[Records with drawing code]
------------------------------
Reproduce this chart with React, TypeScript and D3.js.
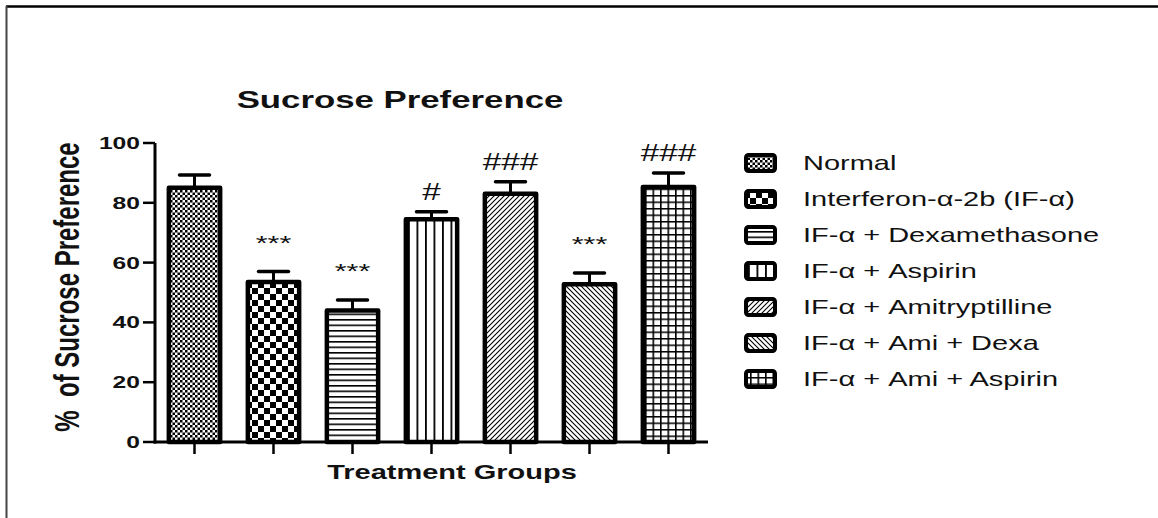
import React from "react";
import * as d3 from "d3";

const groups = [
  "Normal",
  "Interferon-α-2b (IF-α)",
  "IF-α + Dexamethasone",
  "IF-α + Aspirin",
  "IF-α + Amitryptilline",
  "IF-α + Ami + Dexa",
  "IF-α + Ami + Aspirin",
];
const means = [85, 53.5, 44, 74.5, 83, 52.8, 85.3];
const sems = [4.3, 3.5, 3.5, 2.5, 4, 3.7, 4.7];
const marks = ["", "***", "***", "#", "###", "***", "###"];
const yTicks = [0, 20, 40, 60, 80, 100];
const patternIds = ["pNormal", "pIfn", "pDex", "pAsp", "pAmi", "pAmiDex", "pAmiAsp"];

const W = 1158;
const H = 518;
const SX = 1.45; // horizontal text stretch
const FONT = "Arial, 'Liberation Sans', sans-serif";

const x = d3.scaleBand<string>().domain(groups).range([155, 708]).paddingInner(0.3).paddingOuter(0.15);
const y = d3.scaleLinear().domain([0, 100]).range([442, 143]);

function T({ x, y, size, weight = "normal", anchor = "start", rotate = 0, children }: any) {
  return (
    <text
      transform={`translate(${x},${y}) scale(${SX},1)${rotate ? ` rotate(${rotate})` : ""}`}
      fontFamily={FONT}
      fontSize={size}
      fontWeight={weight}
      textAnchor={anchor}
      fill="#111"
      style={{ whiteSpace: "pre" }}
    >
      {children}
    </text>
  );
}

function Patterns() {
  return (
    <defs>
      <pattern id="pNormal" patternUnits="userSpaceOnUse" width={5} height={5}>
        <rect width={5} height={5} fill="#fff" />
        <rect x={0} y={0} width={2.5} height={2.5} fill="#000" />
        <rect x={2.5} y={2.5} width={2.5} height={2.5} fill="#000" />
      </pattern>
      <pattern id="pIfn" patternUnits="userSpaceOnUse" width={12} height={12}>
        <rect width={12} height={12} fill="#fff" />
        <rect x={0} y={0} width={6} height={6} fill="#000" />
        <rect x={6} y={6} width={6} height={6} fill="#000" />
      </pattern>
      <pattern id="pDex" patternUnits="userSpaceOnUse" width={10} height={5.5}>
        <rect width={10} height={5.5} fill="#fff" />
        <rect x={0} y={0} width={10} height={1.6} fill="#000" />
      </pattern>
      <pattern id="pAsp" patternUnits="userSpaceOnUse" width={8.5} height={10}>
        <rect width={8.5} height={10} fill="#fff" />
        <rect x={0} y={0} width={1.8} height={10} fill="#000" />
      </pattern>
      <pattern id="pAmi" patternUnits="userSpaceOnUse" width={5} height={5}>
        <rect width={5} height={5} fill="#fff" />
        <path d="M-1,6 L6,-1 M-1,1 L1,-1 M4,6 L6,4" stroke="#000" strokeWidth={1.1} />
      </pattern>
      <pattern id="pAmiDex" patternUnits="userSpaceOnUse" width={5} height={5}>
        <rect width={5} height={5} fill="#fff" />
        <path d="M-1,-1 L6,6 M4,-1 L6,1 M-1,4 L1,6" stroke="#000" strokeWidth={1.1} />
      </pattern>
      <pattern id="pAmiAsp" patternUnits="userSpaceOnUse" width={7.5} height={6.5}>
        <rect width={7.5} height={6.5} fill="#fff" />
        <rect x={0} y={0} width={1.6} height={6.5} fill="#000" />
        <rect x={0} y={0} width={7.5} height={1.5} fill="#000" />
      </pattern>
    </defs>
  );
}

export default function App() {
  const bw = x.bandwidth();
  const capHalf = 15;
  return (
    <svg width={W} height={H} style={{ position: "absolute", left: 0, top: 0, background: "#fff" }}>
      <Patterns />
      {/* frame */}
      <line x1={6} y1={6.5} x2={W} y2={6.5} stroke="#000" strokeWidth={2.5} />
      <line x1={6.5} y1={6} x2={6.5} y2={H} stroke="#444" strokeWidth={2} />

      {/* title */}
      <T x={400} y={108} size={24} weight="bold" anchor="middle">Sucrose Preference</T>

      {/* bars */}
      {groups.map((g, i) => {
        const x0 = x(g)!;
        const cx = x0 + bw / 2;
        const top = y(means[i]);
        const cap = y(means[i] + sems[i]);
        return (
          <g key={g}>
            <line x1={cx} y1={top} x2={cx} y2={cap} stroke="#000" strokeWidth={3} />
            <line x1={cx - capHalf} y1={cap} x2={cx + capHalf} y2={cap} stroke="#000" strokeWidth={3.5} strokeLinecap="round" />
            <rect x={x0 + 2} y={top} width={bw - 4} height={y(0) - top} fill={`url(#${patternIds[i]})`} stroke="#000" strokeWidth={4.5} strokeLinejoin="round" />
            {marks[i] && (
              <T x={cx} y={cap - (marks[i].startsWith("*") ? 22 : 12)} size={marks[i].startsWith("*") ? 21 : 23} anchor="middle">
                {marks[i]}
              </T>
            )}
          </g>
        );
      })}

      {/* y axis */}
      <line x1={155} y1={y(100)} x2={155} y2={y(0) + 1.5} stroke="#000" strokeWidth={3} />
      {yTicks.map((t) => (
        <g key={t}>
          <line x1={143} y1={y(t)} x2={155} y2={y(t)} stroke="#000" strokeWidth={2.5} />
          <T x={140} y={y(t) + 6} size={17} weight="bold" anchor="end">{String(t)}</T>
        </g>
      ))}
      <T x={79} y={287} size={24} weight="bold" anchor="middle" rotate={-90}>{"%  of Sucrose Preference"}</T>

      {/* x axis */}
      <line x1={153.5} y1={y(0)} x2={708} y2={y(0)} stroke="#000" strokeWidth={3} />
      {groups.map((g) => (
        <line key={g} x1={x(g)! + bw / 2} y1={y(0)} x2={x(g)! + bw / 2} y2={y(0) + 12} stroke="#000" strokeWidth={2.5} />
      ))}
      <T x={452} y={479} size={20} weight="bold" anchor="middle">Treatment Groups</T>

      {/* legend */}
      {groups.map((g, i) => {
        const cy = 163 + i * 36;
        return (
          <g key={g}>
            <rect x={746} y={cy - 8} width={29} height={16} rx={2.5} fill={`url(#${patternIds[i]})`} stroke="#000" strokeWidth={4} />
            <T x={803} y={cy + 7} size={20}>{g}</T>
          </g>
        );
      })}
    </svg>
  );
}
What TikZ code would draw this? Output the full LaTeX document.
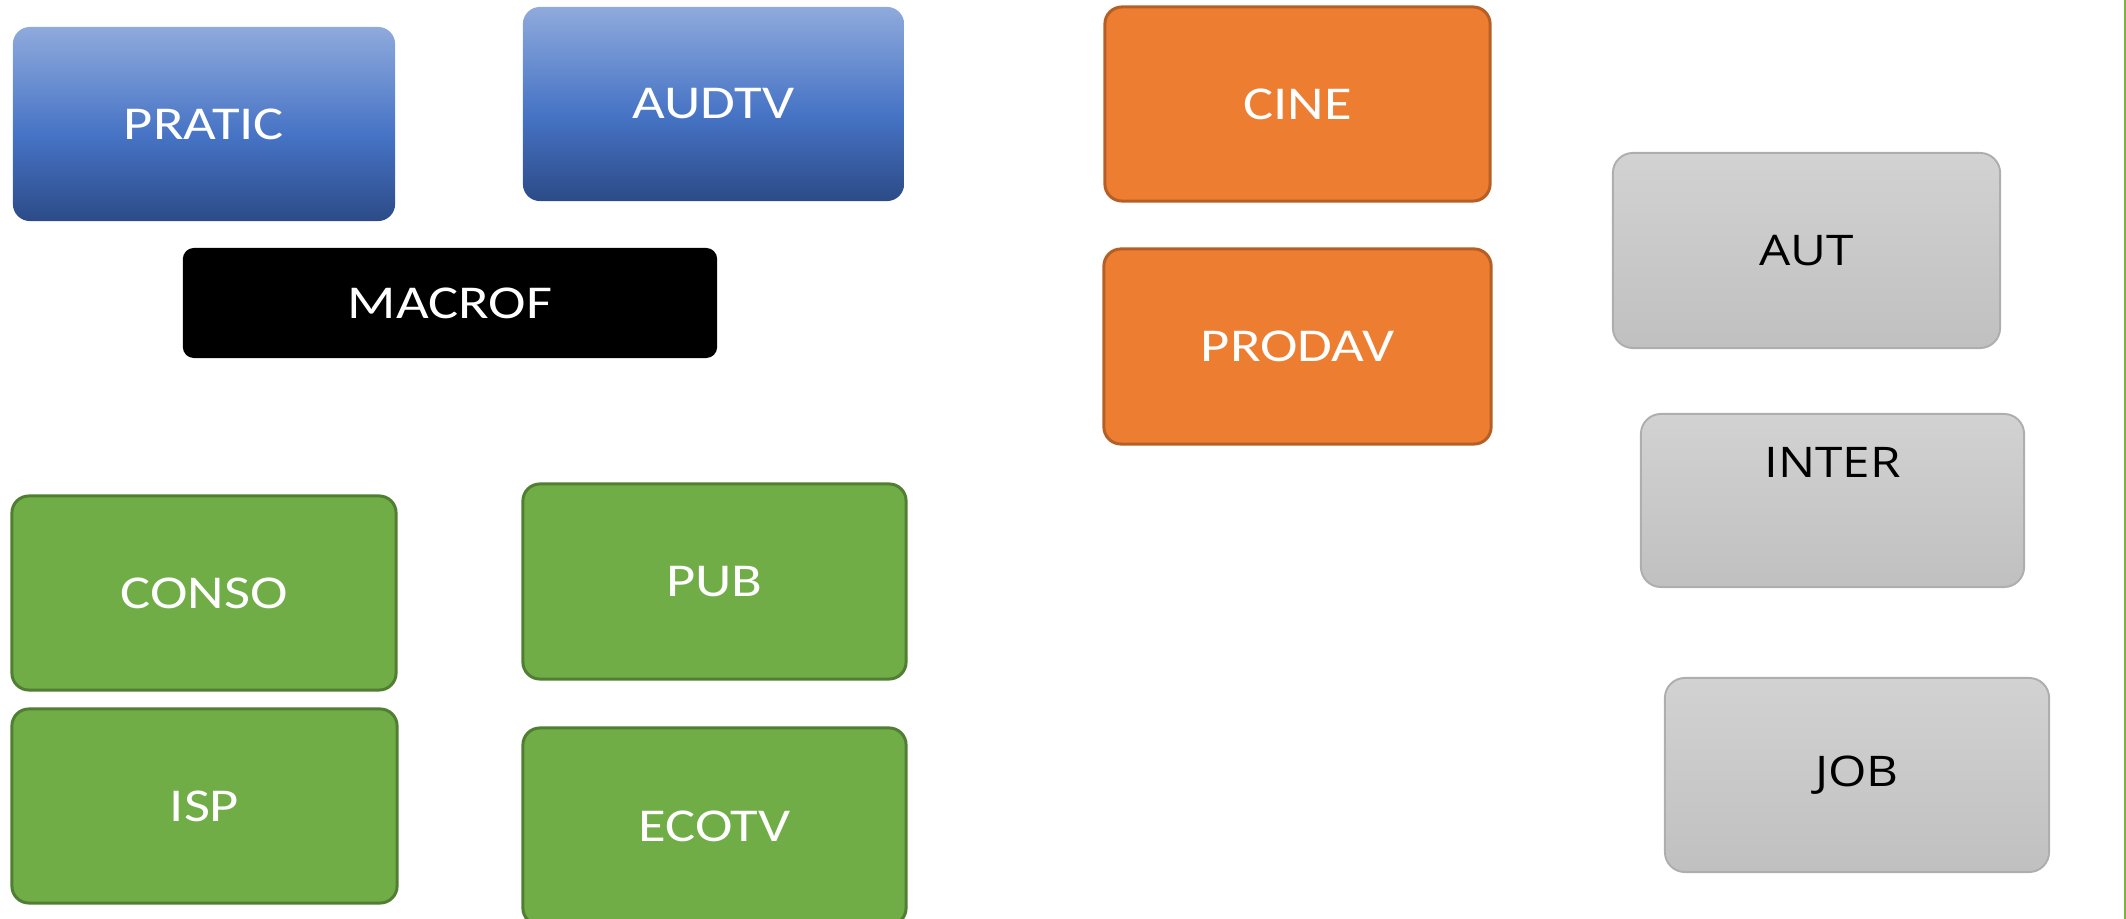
\documentclass[tikz,border=0pt]{standalone}
\usepackage{fontspec}
\newfontfamily\tilefont[FakeStretch=1.2]{Carlito}
\newfontfamily\greyfont[FakeStretch=1.17]{Open Sans}
\definecolor{blueTop}{HTML}{8FAADC}
\definecolor{blueMid}{HTML}{4673C5}
\definecolor{blueBot}{HTML}{2C4B87}
\definecolor{orangeFill}{HTML}{ED7D31}
\definecolor{orangeEdge}{HTML}{B55F26}
\definecolor{greenFill}{HTML}{70AD47}
\definecolor{greenEdge}{HTML}{507E32}
\definecolor{greyTop}{HTML}{D2D2D2}
\definecolor{greyBot}{HTML}{C0C0C0}
\definecolor{greyEdge}{HTML}{AEAEAE}
\definecolor{ruleGreen}{HTML}{7AB33A}
% three-stop vertical fill for the blue tiles (path spans 25bp..75bp)
\pgfdeclareverticalshading{bluetilefill}{100bp}{%
  color(0bp)=(blueBot); color(25bp)=(blueBot); color(47bp)=(blueMid);
  color(75bp)=(blueTop); color(100bp)=(blueTop)}
\begin{document}
\begin{tikzpicture}[x=0.01cm,y=-0.01cm,
  tile/.style={rectangle, rounded corners=0.17cm, inner sep=0pt,
    minimum width=3.84cm, minimum height=1.94cm,
    font=\tilefont\fontsize{13.4}{16}\selectfont, text=white},
  bluetile/.style={tile, shading=bluetilefill},
  blacktile/.style={tile, fill=black, rounded corners=0.11cm,
    minimum width=5.34cm, minimum height=1.10cm},
  orangetile/.style={tile, fill=orangeFill, draw=orangeEdge, line width=0.85pt},
  greentile/.style={tile, fill=greenFill, draw=greenEdge, line width=0.85pt},
  greytile/.style={tile, top color=greyTop, bottom color=greyBot, draw=greyEdge,
    line width=0.55pt, rounded corners=0.2cm,
    font=\greyfont\fontsize{12}{14}\selectfont, text=black},
  greytext/.style={inner sep=0pt, font=\greyfont\fontsize{12}{14}\selectfont, text=black},
  edgerule/.style={draw=ruleGreen, line width=0.6pt}
]
\path[use as bounding box] (0,0) rectangle (2126,919);

% blue group
\node[bluetile, minimum width=3.82cm] (pratic) at (204,124) {PRATIC};
\node[bluetile, minimum width=3.81cm] (audtv) at (713.5,104) {AUDTV};
% black bar
\node[blacktile] (macrof) at (450,303) {MACROF};

% orange group
\node[orangetile, minimum width=3.85cm] (cine) at (1297.5,104) {CINE};
\node[orangetile, minimum width=3.87cm, minimum height=1.95cm] (prodav) at (1297.5,346.5) {PRODAV};

% grey group
\node[greytile, minimum width=3.87cm, minimum height=1.95cm] (aut) at (1806.5,250.5) {AUT};
\node[greytile, minimum width=3.83cm, minimum height=1.73cm] (inter) at (1832.5,500.5) {};
\node[greytext] (intertext) at (inter.center) [yshift=0.38cm] {INTER};
\node[greytile, minimum width=3.84cm] (job) at (1857,775) {JOB};

% green group
\node[greentile] (conso) at (204,593) {CONSO};
\node[greentile, minimum width=3.83cm, minimum height=1.95cm] (pub) at (714.5,581.5) {PUB};
\node[greentile, minimum width=3.85cm] (isp) at (204.5,806) {ISP};
\node[greentile, minimum width=3.83cm, minimum height=1.97cm] (ecotv) at (714.5,826.5) {ECOTV};

% thin green rule along the right edge
\coordinate (ruletop) at (2125,0);
\coordinate (rulebot) at (2125,919);
\draw[edgerule] (ruletop) -- (rulebot);
\end{tikzpicture}
\end{document}
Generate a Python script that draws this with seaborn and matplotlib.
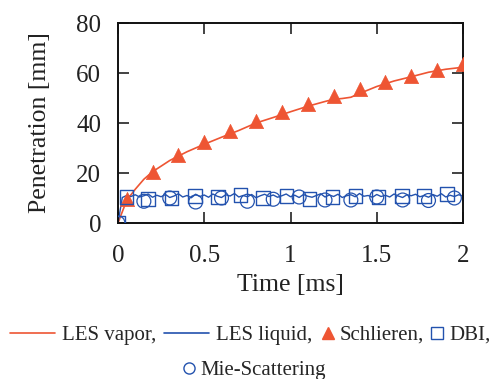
------------------------------
Goal => Report only the number of lines in the data above that contain "this".

Exercise solution => 3